What they're saying: The administration's tough posture has won praise from those who have long urged deeper restrictions on China, such as former Google CEO Eric Schmidt.
- "The administration's decision is strategically coherent, absolutely necessary for our long-term security and competitiveness, and judicious in its application," he said in a statement to Axios.
Meanwhile, most tech companies have remained silent, beyond acknowledging they will comply with whatever sanctions are imposed.
- A few companies most directly impacted by the latest sanctions have been forced to quantify the impact as part of their earnings reports.
- For example, Milpitas, Calif.-based chip gear maker KLA said the new rules will cost it $100 million in this quarter alone.
The big picture: While many chip companies have significant markets in China, plenty of other big tech companies don’t.
- Apple is an outlier: China provides most of its manufacturing but also serves as a significant market for the iPhone and other products.

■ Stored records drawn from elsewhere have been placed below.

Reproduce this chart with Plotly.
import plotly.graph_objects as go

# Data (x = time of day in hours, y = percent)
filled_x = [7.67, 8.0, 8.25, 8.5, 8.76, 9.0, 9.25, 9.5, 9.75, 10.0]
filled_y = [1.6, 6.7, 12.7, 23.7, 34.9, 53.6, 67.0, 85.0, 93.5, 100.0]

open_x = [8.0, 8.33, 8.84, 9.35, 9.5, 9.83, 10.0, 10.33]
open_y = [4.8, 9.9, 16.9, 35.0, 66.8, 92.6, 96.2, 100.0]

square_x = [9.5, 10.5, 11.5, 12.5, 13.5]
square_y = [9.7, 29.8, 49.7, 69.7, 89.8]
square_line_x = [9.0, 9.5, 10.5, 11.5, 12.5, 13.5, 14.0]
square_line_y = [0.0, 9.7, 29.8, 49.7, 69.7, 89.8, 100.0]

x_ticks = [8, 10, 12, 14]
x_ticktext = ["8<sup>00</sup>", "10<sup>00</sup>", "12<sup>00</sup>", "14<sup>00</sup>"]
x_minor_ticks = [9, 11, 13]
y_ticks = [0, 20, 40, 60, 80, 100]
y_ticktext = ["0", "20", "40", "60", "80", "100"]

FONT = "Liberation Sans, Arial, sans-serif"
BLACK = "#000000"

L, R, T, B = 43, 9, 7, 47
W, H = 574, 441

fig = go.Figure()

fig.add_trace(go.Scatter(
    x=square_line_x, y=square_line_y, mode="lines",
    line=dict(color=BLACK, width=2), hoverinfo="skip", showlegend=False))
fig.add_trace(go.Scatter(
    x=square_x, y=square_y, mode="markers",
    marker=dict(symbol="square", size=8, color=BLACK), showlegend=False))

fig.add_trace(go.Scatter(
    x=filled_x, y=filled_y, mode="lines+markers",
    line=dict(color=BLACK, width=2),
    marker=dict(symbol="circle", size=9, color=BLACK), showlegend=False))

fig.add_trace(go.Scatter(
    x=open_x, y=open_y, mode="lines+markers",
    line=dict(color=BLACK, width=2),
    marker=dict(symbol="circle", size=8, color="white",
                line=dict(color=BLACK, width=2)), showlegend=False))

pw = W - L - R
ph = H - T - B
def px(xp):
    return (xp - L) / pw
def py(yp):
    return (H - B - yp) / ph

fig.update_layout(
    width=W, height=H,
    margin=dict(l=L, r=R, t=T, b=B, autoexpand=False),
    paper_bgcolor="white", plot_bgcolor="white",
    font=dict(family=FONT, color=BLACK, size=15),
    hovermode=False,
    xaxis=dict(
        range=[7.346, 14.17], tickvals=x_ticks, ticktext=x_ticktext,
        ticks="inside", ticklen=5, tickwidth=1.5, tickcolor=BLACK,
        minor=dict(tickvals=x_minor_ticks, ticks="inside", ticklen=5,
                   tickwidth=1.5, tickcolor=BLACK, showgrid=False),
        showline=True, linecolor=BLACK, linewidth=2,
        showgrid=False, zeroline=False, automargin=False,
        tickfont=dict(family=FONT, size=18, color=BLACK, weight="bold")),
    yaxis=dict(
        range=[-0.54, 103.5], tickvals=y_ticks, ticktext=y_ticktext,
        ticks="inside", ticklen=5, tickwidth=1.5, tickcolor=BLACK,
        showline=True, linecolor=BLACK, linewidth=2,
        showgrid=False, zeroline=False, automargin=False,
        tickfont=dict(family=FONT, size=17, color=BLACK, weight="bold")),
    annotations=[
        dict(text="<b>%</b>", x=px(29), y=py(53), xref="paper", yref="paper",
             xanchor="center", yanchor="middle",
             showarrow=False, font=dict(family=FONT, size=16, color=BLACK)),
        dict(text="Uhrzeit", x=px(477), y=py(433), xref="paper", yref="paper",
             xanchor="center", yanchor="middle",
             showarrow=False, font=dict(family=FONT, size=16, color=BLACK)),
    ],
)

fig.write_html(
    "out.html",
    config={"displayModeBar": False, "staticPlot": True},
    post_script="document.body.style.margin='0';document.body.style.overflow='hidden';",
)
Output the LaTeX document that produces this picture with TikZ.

- Like many other companies, Apple has begun shifting some manufacturing to India, Vietnam and other locations.
What's next: The U.S. may look to impose new restrictions on China's access to quantum computing technology, which threatens to break traditional encryption, Rasser said.
- Artificial intelligence is tougher to regulate, but the U.S. could look to place restrictions on some types of algorithms, he said.
And then there's TikTok, the Chinese-owned social media giant. Just this week, FCC Commissioner Brendan Carr told Axios he favors an all-out ban on the service in the U.S., something Rasser says looks increasingly likely.